People v. MorrisonAnnotate this Case
THE PEOPLE, Plaintiff and Respondent, v. JAMES MORRISON, Defendant and Appellant.
(Opinion by The Court. Concurring opinion by Sullivan, J. Dissenting opinion by Roth, J., with McComb, J., concurring.) [4 Cal. 3d 443]
James Morrison, in pro. per., and Paul M. Posner, under appointment by the Supreme Court, for Defendant and Appellant.
Thomas C. Lynch, Attorney General, and Thomas Kallay, Deputy Attorney General, for Plaintiff and Respondent.
OPINION OF THE COURT
James Morrison was found guilty of kidnaping for the purpose of robbery (Pen. Code, § 209) and two counts of first degree robbery (Pen. Code, § 211). In 1964 the Court of Appeal affirmed the judgment generally, but modified it to provide that "No sentence is pronounced" on one of the robbery counts because of the prohibition against double punishment (Pen. Code, § 654). (People v. Morrison (1964) 228 Cal. App. 2d 707 [39 Cal. Rptr. 874].) We denied a petition for hearing. In 1969 Morrison filed an application with the Court of Appeal for recall of the remittitur, contending that his case should be reconsidered in the light of People v. Daniels (1969) 71 Cal. 2d 1119 [80 Cal. Rptr. 897, 459 P.2d 225]. fn. 1 The application was denied, and we granted a petition for hearing and transferred the application to this court.
In the course of robbing one person in the confines of a private residence, Morrison caused her to move up and down the stairs and into various rooms. These movements were merely incidental to the robbery and did not substantially increase the risk of harm beyond that inherent in the robbery itself. (People v. Daniels (1969) supra, 71 Cal. 2d 1119, 1139.)
For the reasons stated in People v. Mutch, ante, p. 389 [93 Cal. Rptr. 721, 482 P.2d 633], Morrison was therefore convicted of kidnaping to commit robbery under a statute which did not prohibit his acts at the time [4 Cal. 3d 444] he committed them, and is entitled to a recall of the remittitur in his appeal and an order vacating the judgment on the kidnaping count.
The cause is retransferred to the Court of Appeal for the Second Appellate District with directions to recall its remittitur in People v. Morrison, 212 Cal. App. 2d 33 [27 Cal.
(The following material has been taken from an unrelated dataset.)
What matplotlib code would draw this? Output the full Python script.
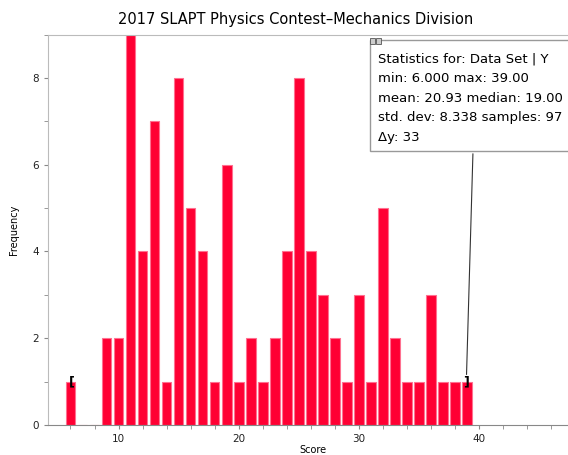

Rptr. 828], and to issue a new remittitur vacating the judgment on count II and affirming the judgment on counts III and IV.
For the reasons set forth in my concurring and dissenting opinion in People v. Mutch, ante, p. 389 [93 Cal. Rptr. 721, 482 P.2d 633], I concur in the majority's disposition of this case.
I dissent for the reasons set forth in my dissent in People v. Hunter, ante, p. 432 [93 Cal. Rptr. 746, 482 P.2d 658]. In my opinion the application for recall of the remittitur should be denied.
McComb, J., concurred.
FN 1. As additional grounds for relief, Morrison complains of a variety of alleged errors of constitutional dimensions occurring at his trial in 1962 (e.g., that the court allowed the introduction of a coerced confession and incriminating evidence discovered as a result thereof and obtained by an illegal search and seizure). But Morrison had two appeals on the merits--the first in pro. per. and the second with counsel--from the judgment of conviction rendered in that trial (212 Cal. App. 2d 33; 228 Cal.App.2d 707), and in neither appeal did he raise any of the errors now claimed. He furnishes no explanation for failing to do so, and in the absence of special circumstances excusing such failure neither habeas corpus nor the ancillary remedy of recall of the remittitur will lie. (In re Dixon (1953) 41 Cal. 2d 756, 759 [264 P.2d 513], and cases cited.)